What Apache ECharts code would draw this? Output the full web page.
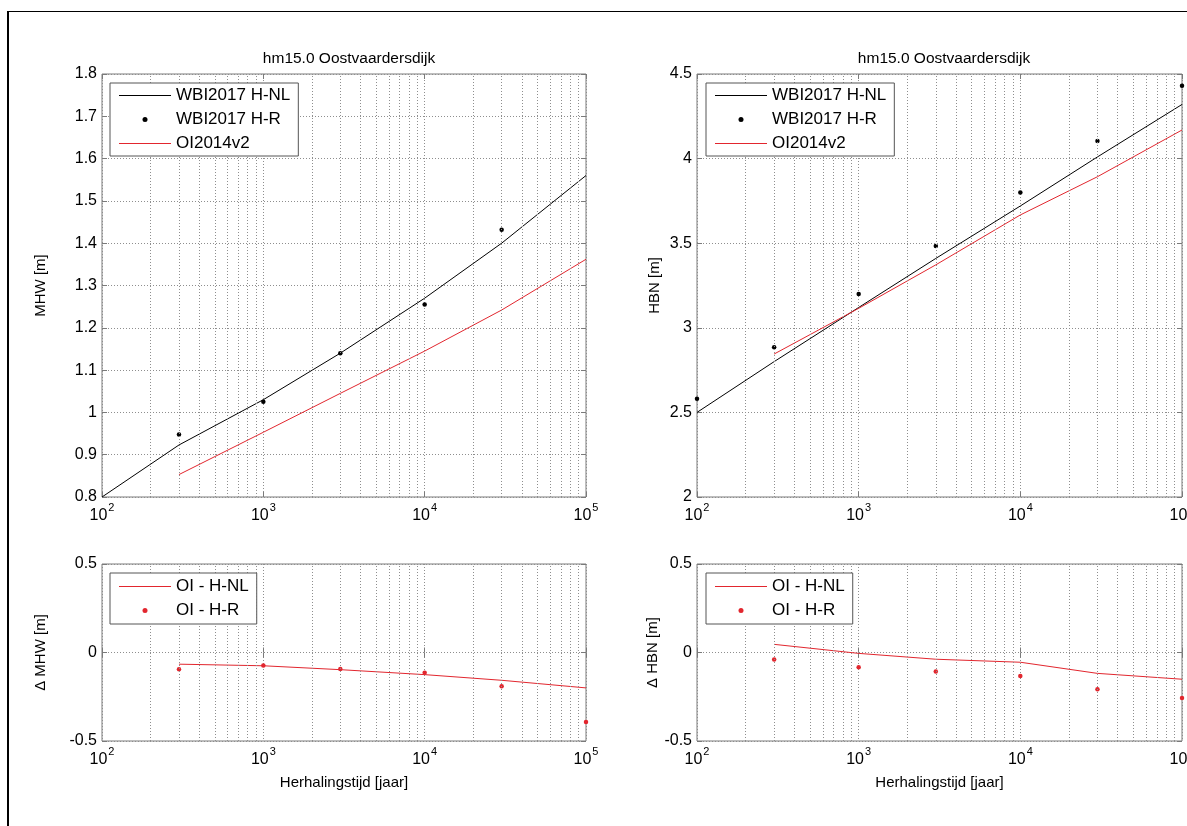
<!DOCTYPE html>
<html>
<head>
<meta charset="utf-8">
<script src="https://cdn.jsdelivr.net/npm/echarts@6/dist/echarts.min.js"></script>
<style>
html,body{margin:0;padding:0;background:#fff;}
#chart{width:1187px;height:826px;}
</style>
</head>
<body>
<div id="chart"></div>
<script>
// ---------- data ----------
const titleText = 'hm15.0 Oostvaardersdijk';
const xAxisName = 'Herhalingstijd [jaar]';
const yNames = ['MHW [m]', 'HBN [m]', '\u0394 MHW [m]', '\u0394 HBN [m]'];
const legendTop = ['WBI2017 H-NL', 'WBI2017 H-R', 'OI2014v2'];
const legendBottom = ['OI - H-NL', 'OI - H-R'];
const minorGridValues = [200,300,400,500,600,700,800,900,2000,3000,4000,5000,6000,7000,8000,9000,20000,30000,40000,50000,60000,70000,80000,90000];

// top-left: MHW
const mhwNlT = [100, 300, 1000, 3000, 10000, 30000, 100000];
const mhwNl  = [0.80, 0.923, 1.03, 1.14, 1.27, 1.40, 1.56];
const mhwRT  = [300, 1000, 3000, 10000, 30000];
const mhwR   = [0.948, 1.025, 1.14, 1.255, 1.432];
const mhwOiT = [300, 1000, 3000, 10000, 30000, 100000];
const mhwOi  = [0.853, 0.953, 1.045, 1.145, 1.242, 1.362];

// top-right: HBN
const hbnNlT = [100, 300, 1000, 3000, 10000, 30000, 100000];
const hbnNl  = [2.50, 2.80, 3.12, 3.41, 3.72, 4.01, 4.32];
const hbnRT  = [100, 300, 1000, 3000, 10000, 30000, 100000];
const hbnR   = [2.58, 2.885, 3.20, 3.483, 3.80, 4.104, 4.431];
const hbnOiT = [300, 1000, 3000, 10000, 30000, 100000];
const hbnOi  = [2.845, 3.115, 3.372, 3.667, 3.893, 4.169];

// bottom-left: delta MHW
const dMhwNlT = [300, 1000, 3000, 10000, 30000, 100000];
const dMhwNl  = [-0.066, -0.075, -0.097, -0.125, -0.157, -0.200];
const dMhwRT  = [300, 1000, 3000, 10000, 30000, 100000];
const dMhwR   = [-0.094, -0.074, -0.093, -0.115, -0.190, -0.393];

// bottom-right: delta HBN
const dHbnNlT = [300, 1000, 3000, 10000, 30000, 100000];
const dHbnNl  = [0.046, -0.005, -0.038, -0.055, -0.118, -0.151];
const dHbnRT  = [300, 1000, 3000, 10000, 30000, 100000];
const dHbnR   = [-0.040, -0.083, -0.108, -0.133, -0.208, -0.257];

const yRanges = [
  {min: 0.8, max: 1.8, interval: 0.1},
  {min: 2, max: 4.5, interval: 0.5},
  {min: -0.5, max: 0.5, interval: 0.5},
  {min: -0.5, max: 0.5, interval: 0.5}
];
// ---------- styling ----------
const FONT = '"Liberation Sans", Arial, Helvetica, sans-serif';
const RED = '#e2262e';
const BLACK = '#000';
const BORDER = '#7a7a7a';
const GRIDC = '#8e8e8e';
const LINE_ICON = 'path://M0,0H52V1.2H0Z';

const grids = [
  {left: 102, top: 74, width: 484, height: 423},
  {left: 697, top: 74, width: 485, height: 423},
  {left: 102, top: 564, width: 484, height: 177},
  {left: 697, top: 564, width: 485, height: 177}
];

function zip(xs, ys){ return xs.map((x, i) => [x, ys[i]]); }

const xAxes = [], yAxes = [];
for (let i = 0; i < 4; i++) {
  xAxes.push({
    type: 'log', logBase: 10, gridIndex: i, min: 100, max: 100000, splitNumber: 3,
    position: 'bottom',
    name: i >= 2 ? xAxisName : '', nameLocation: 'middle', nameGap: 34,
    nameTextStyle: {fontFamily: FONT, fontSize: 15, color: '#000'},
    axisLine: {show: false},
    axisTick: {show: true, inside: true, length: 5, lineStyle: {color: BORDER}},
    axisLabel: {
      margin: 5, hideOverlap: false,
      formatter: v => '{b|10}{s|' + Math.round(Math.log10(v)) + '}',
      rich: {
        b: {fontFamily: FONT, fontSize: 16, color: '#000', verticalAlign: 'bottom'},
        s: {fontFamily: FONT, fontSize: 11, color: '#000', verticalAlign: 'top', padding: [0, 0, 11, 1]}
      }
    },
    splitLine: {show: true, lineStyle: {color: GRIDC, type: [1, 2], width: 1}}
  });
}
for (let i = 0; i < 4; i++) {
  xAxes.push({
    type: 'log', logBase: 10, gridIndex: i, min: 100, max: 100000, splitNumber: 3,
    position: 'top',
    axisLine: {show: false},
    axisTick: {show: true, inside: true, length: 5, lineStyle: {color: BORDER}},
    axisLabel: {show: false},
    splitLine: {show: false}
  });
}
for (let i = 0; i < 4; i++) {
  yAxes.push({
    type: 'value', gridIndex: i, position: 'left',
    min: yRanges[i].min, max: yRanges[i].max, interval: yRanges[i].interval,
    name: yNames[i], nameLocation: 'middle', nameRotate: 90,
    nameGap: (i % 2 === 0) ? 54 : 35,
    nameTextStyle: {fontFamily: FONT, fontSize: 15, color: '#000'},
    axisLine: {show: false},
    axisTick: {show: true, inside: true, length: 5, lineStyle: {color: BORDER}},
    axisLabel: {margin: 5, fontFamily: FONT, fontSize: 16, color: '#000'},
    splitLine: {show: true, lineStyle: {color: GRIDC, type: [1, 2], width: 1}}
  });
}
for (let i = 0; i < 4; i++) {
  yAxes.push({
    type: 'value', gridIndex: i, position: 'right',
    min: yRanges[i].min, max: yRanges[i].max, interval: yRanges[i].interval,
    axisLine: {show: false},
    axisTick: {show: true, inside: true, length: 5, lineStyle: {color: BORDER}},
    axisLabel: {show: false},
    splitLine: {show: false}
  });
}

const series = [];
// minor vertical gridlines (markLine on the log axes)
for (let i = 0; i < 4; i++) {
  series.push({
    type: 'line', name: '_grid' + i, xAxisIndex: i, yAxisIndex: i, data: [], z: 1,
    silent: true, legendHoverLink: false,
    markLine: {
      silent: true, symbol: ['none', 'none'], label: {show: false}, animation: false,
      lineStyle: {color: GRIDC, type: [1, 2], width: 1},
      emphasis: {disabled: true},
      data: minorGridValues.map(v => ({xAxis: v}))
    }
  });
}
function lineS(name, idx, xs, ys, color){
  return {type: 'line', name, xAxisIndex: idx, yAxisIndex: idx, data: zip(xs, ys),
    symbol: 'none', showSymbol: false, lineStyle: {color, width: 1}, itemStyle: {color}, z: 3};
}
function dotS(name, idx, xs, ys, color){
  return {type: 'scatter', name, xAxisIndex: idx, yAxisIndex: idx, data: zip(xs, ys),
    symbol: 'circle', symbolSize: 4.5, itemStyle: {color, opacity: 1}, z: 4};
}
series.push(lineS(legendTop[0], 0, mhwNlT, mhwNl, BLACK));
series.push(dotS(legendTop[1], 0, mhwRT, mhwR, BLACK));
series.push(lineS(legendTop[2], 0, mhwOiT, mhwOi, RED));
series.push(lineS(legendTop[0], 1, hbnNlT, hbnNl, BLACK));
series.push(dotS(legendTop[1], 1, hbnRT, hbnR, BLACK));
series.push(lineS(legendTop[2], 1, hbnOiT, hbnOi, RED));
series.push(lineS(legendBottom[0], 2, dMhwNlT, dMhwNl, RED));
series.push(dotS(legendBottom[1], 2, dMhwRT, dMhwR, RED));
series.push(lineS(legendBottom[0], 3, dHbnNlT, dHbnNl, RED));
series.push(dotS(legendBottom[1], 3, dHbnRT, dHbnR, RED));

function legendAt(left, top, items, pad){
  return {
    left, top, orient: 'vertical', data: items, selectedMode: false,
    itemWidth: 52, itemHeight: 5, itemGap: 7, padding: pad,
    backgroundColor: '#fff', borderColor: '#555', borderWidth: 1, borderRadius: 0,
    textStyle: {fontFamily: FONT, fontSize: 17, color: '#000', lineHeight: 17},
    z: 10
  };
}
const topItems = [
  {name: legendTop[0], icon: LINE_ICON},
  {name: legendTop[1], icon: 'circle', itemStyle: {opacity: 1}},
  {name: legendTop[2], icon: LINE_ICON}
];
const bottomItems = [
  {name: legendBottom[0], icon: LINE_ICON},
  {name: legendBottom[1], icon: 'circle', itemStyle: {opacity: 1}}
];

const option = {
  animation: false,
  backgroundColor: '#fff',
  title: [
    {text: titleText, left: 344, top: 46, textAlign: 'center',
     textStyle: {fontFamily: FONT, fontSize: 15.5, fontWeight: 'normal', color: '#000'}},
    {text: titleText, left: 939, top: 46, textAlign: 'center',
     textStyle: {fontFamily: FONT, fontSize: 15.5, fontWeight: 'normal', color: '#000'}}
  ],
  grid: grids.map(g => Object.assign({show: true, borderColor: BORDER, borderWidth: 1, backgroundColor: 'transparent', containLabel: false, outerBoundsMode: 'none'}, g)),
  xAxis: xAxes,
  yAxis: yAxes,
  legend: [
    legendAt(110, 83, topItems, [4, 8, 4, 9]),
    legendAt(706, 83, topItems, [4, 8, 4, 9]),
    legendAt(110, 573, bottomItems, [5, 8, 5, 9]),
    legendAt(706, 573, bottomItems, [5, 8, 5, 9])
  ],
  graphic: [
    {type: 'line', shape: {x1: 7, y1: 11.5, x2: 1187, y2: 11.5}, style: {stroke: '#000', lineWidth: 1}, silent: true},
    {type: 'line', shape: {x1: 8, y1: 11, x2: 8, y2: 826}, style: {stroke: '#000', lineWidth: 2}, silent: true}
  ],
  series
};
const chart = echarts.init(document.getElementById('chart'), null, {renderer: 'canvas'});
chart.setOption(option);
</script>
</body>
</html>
++++++++
* _AIM OF THE EXERCISE_
Give again, word for word, every line from the top of the data above to the line holding "1.145, 1.242, 1.362];", inclusive, with the pictures left out.

* _TASK RESPONSE_
What Apache ECharts code would draw this? Output the full web page.
<!DOCTYPE html>
<html>
<head>
<meta charset="utf-8">
<script src="https://cdn.jsdelivr.net/npm/echarts@6/dist/echarts.min.js"></script>
<style>
html,body{margin:0;padding:0;background:#fff;}
#chart{width:1187px;height:826px;}
</style>
</head>
<body>
<div id="chart"></div>
<script>
// ---------- data ----------
const titleText = 'hm15.0 Oostvaardersdijk';
const xAxisName = 'Herhalingstijd [jaar]';
const yNames = ['MHW [m]', 'HBN [m]', '\u0394 MHW [m]', '\u0394 HBN [m]'];
const legendTop = ['WBI2017 H-NL', 'WBI2017 H-R', 'OI2014v2'];
const legendBottom = ['OI - H-NL', 'OI - H-R'];
const minorGridValues = [200,300,400,500,600,700,800,900,2000,3000,4000,5000,6000,7000,8000,9000,20000,30000,40000,50000,60000,70000,80000,90000];

// top-left: MHW
const mhwNlT = [100, 300, 1000, 3000, 10000, 30000, 100000];
const mhwNl  = [0.80, 0.923, 1.03, 1.14, 1.27, 1.40, 1.56];
const mhwRT  = [300, 1000, 3000, 10000, 30000];
const mhwR   = [0.948, 1.025, 1.14, 1.255, 1.432];
const mhwOiT = [300, 1000, 3000, 10000, 30000, 100000];
const mhwOi  = [0.853, 0.953, 1.045, 1.145, 1.242, 1.362];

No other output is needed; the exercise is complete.